Кардинал, желая вознаградить ее если и не за ущерб, который она не потерпела, а хотя бы за испытанный ею страх, подарил ей располагавшееся при въезде в Амьен аббатство, приносившее двадцать пять тысяч ливров годового дохода.
Ну а теперь понаблюдаем за кардиналом в других его любовных похождениях, в большей степени отмеченных честолюбием и удавшихся ему куда меньше, чем те, о каких мы только что рассказали.
Королева Анна Австрийская, отверженная мужем, едва замечала то, что женщины замечают всегда: церемониальную учтивость по отношению к ней кардинал Ришелье доводил до ухаживания, а почтительность — до обожествления.
Однажды вечером она получила письмо от кардинала, просившего ее о свидании и умолявшего ее устроить это свидание с глазу на глаз, поскольку цель его высокопреосвященства состояла в том, чтобы поговорить с ее величеством о некоторых государственных делах, требующих соблюдения полнейшей тайны.
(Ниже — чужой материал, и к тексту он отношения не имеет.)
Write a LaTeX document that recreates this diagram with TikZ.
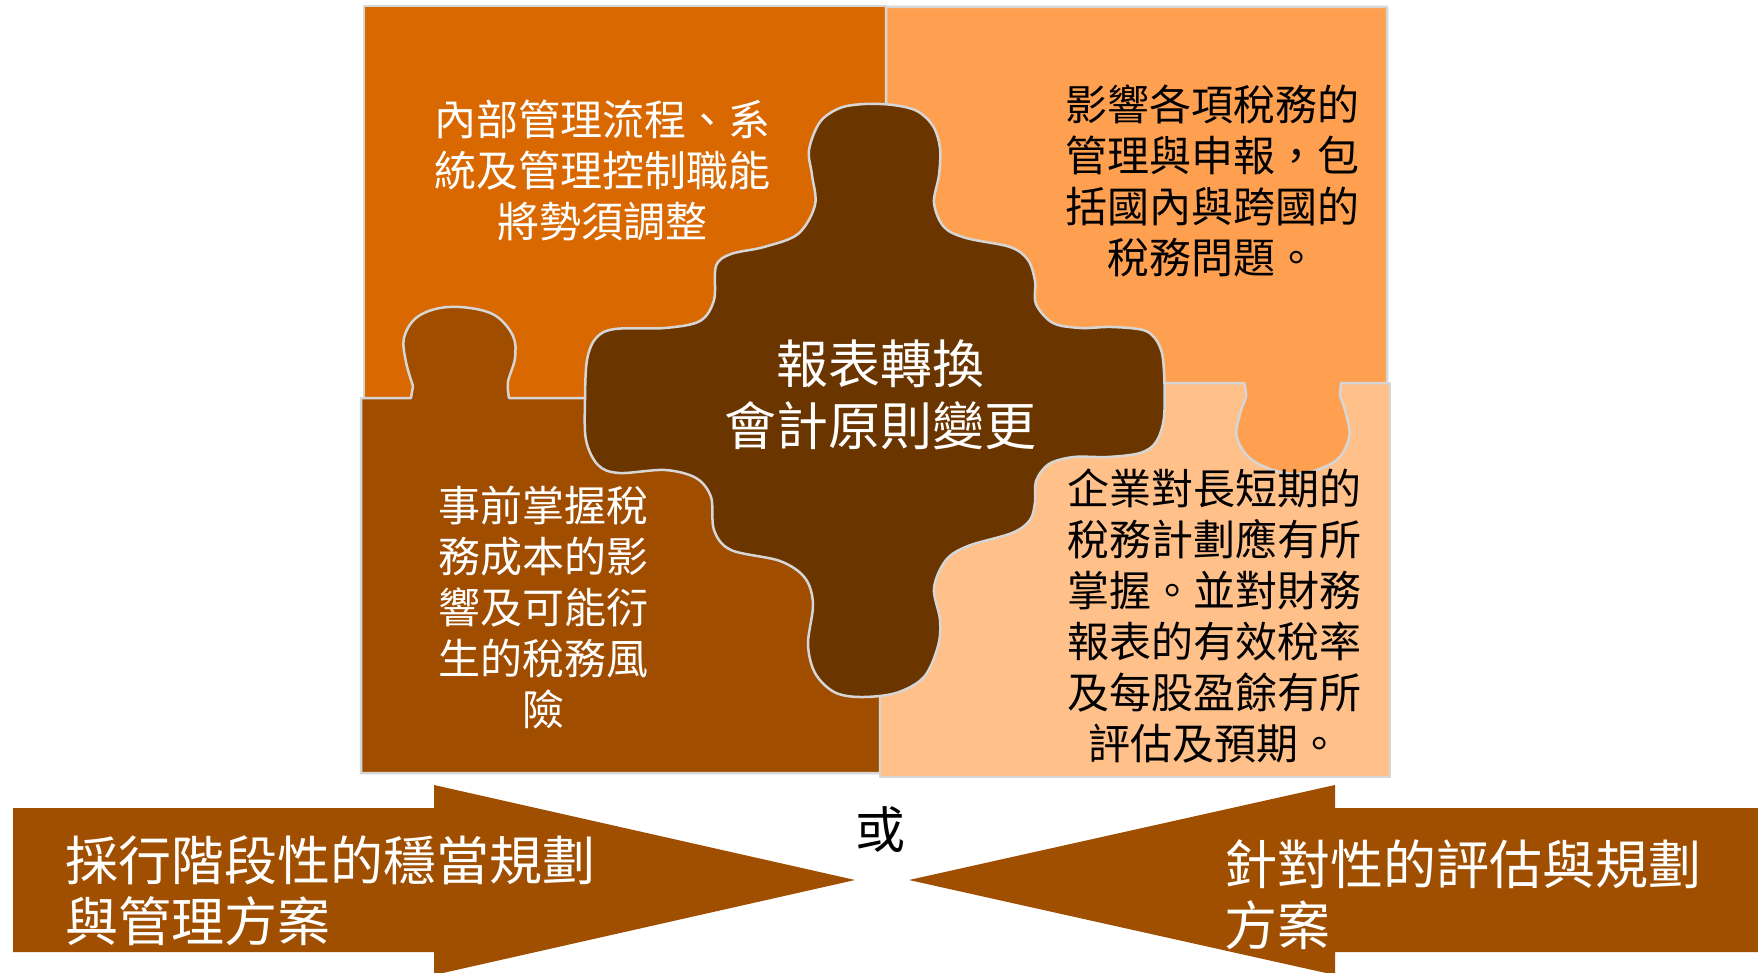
\documentclass[tikz,border=0pt]{standalone}
\usepackage{fontspec}
\newfontfamily\cjk{Noto Sans CJK TC}
\definecolor{ptl}{HTML}{D96800}
\definecolor{ptr}{HTML}{FFA050}
\definecolor{pbr}{HTML}{FFC08A}
\definecolor{pbl}{HTML}{A04D00}
\definecolor{pcen}{HTML}{6B3500}
\definecolor{arr}{HTML}{A04F00}
\definecolor{outl}{HTML}{D6D6D6}
\tikzset{
  piece/.style={draw=outl, line width=2.5pt, line join=round},
  wtext/.style={text=white, inner sep=0pt, align=center, font=\cjk\fontsize{42}{51}\selectfont},
  btext/.style={text=black, inner sep=0pt, align=center, font=\cjk\fontsize{42}{51}\selectfont},
  arrowbox/.style={fill=arr, draw=none},
  arrtext/.style={text=white, inner sep=0pt, align=left, font=\cjk\fontsize{53}{61}\selectfont}
}
\begin{document}
\begin{tikzpicture}[x=1pt,y=-1pt]
\useasboundingbox (0,0) rectangle (1758,973);
\clip (0,0) rectangle (1758,973);
\fill[white] (0,0) rectangle (1758,973);
% top-left piece
\path[piece, fill=ptl] (364,6) -- (886,6) -- (886,400) -- (364,400) -- cycle;
% bottom-left piece with tab
\path[piece, fill=pbl] (361,398) -- (411,398) -- plot[smooth, tension=0.6] coordinates {(413,386) (406,362) (404,338) (416,318) (440,308) (470,308) (496,316) (513,336) (515,358) (508,382) (509,398)} -- (880,398) -- (880,773) -- (361,773) -- cycle;
% bottom-right piece
\path[piece, fill=pbr] (880,383) -- (1390,383) -- (1390,777) -- (880,777) -- cycle;
% top-right piece with tab
\path[piece, fill=ptr] (886,7) -- (1387,7) -- (1387,383) -- (1341,383) -- plot[smooth, tension=0.6] coordinates {(1340,396) (1346,414) (1349,438) (1334,462) (1295,474) (1255,462) (1237,438) (1240,414) (1246,396) (1244,383)} -- (886,383) -- cycle;
% center piece
\path[piece, fill=pcen] plot[smooth cycle, tension=0.55] coordinates {
(865,104) (893,105) (917,111) (933,126) (940,148) (939,175) (934,203) (944,227) (966,238) (1010,247) (1028,260) (1035,281) (1036,304) (1053,323) (1081,328) (1112,327) (1146,331) (1160,347) (1164,372) (1164,417) (1156,442) (1140,453) (1108,457) (1074,457) (1049,464) (1036,481) (1035,502) (1030,520) (1012,533) (968,546) (946,560) (934,588) (940,620) (938,646) (924,677) (896,693) (860,697) (834,692) (815,673) (808,644) (813,604) (805,578) (780,561) (731,550) (714,530) (711,497) (696,478) (665,470) (619,473) (598,465) (586,440) (585,400) (587,360) (596,338) (615,329) (665,328) (700,321) (714,300) (716,266) (731,254) (764,247) (798,234) (815,205) (812,175) (809,150) (820,122) (840,108)};
% texts
\node[wtext] (tl) at (602,170) {內部管理流程、系\\統及管理控制職能\\將勢須調整};
\node[btext] (tr) at (1212,181) {影響各項稅務的\\管理與申報，包\\括國內與跨國的\\稅務問題。};
\node[wtext] (bl) at (543,607) {事前掌握稅\\務成本的影\\響及可能衍\\生的稅務風\\險};
\node[btext] (br) at (1214,616) {企業對長短期的\\稅務計劃應有所\\掌握。並對財務\\報表的有效稅率\\及每股盈餘有所\\評估及預期。};
\node[text=white, inner sep=0pt, align=center, font=\cjk\fontsize{52}{62}\selectfont] (cen) at (880,395) {報表轉換\\會計原則變更};
% arrows
\path[arrowbox] (13,808) -- (434,808) -- (434,785) -- (855,880) -- (434,975) -- (434,952) -- (13,952) -- cycle;
\path[arrowbox] (1770,808) -- (1335,808) -- (1335,785) -- (909,880) -- (1335,975) -- (1335,952) -- (1770,952) -- cycle;
\node[arrtext, anchor=west] (la) at (65,891) {採行階段性的穩當規劃\\與管理方案};
\node[arrtext, anchor=west] (ra) at (1224,895) {針對性的評估與規劃\\方案};
\node[text=black, inner sep=0pt, font=\cjk\fontsize{50}{56}\selectfont] (or) at (880,830) {或};
\end{tikzpicture}
\end{document}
Королю нездоровилось, и он пребывал в холодных отношениях с королевой, вызванных вольностями со стороны герцога Анжуйского. Мы уже говорили о вольностях, которые позволял себе монсеньор Гастон Орлеанский, и далее поговорим о них еще.
Королева дала согласие на свидание, однако поставила в оконном проеме старую испанскую горничную по имени донья Эстефания, последовавшую за ней из Мадрида в Париж и едва говорившую по-французски.
Кардинал явился в наряде придворного кавалера; в такого рода похождениях он всегда считал важным замаскировать священнослужителя: забывая о своей сутане сам, он хотел, чтобы о ней забыли все.
К тому же, подобно большинству прелатов того времени, которые в случае надобности носили латы, он носил усы и бородку клинышком; однако в ту пору подобная бородка еще не носила аристократического имени «королевская». Позднее, войдя в кабинет Людовика XIII в один из столь тяжелых и столь привычных для короля моментов, когда им владела скука, мы изыщем возможность сказать, каким образом получил такое название этот маленький пучок волос под нижней губой, напрочь искорененный при Людовике XIV, Людовике XV, Людовике XVI, Республике и Империи и вновь появившийся в годы Реставрации.
Когда кардинал вошел в покои королевы, она сидела и на лице ее играла улыбка. Королеве было в то время около двадцати трех или двадцати четырех лет, то есть она находилась в самом расцвете своей красоты, которой столь огорчительно для нее пренебрегал муж.
Кардинал был достаточно опытным дипломатом, чтобы прикрыть свое предложение, каким бы странным оно ни было, необходимостью безотлагательного выбора и тем самым заставить Анну Австрийскую выслушать его до конца.
В качестве предлога он избрал плохое здоровье короля, болезнь, с особой силой терзавшую в это время его величество, и опасения, которые он обязан был высказать как верный подданный королевы и министр великого государства, что эта болезнь может усилиться.
Он обрисовал королеве непрочное положение, в котором она окажется, если, в случае смерти короля, останется бездетной вдовой.
Корона тогда перейдет к герцогу Анжуйскому.
Смертельным врагом Анны Австрийской была королева-мать, Мария Медичи. Правда, другом ей был юный герцог Анжуйский, но что значило бы покровительство пятнадцатилетнего короля против гонений со стороны сорокадевятилетней королевы-матери?
При виде бездны, в которую она вот-вот могла упасть, королева испугалась.
— Но вы же останетесь со мной, господин кардинал! — воскликнула она. — Вы ведь мой друг!
— Несомненно, сударыня, — отвечал кардинал, — я останусь с вами, а точнее, я останусь с вами, если сам не окажусь вовлечен в это гибельное падение; но монсеньор Гастон ненавидит меня, а королева-мать не простит мне свидетельств сочувствия, которые я вам давал. Так что если король умрет бездетным, мы оба погибли: меня сошлют в мою Люсонскую епархию, а вас отправят в Испанию; печальный итог, не правда ли, для двух сердец, мечтавших о регентстве?
Королева склонила голову.
— Судьба королей, — прошептала она, — как и судьба простых смертных, в руках Всевышнего.
— Да, — промолвил Ришелье, — и потому Господь говорит созданному им человеческому существу, слабому или сильному, неприметному или высокопоставленному: «Помоги себе сам, и Бог тебе поможет».
Королева бросила на кардинала один из тех ясных и глубоких взглядов, которые проникают в сердца; однако тщетно она вглядывалась в эту душу, полную мрака: ей так ничего и не удалось увидеть в ней.
— Я не понимаю вас, — промолвила она.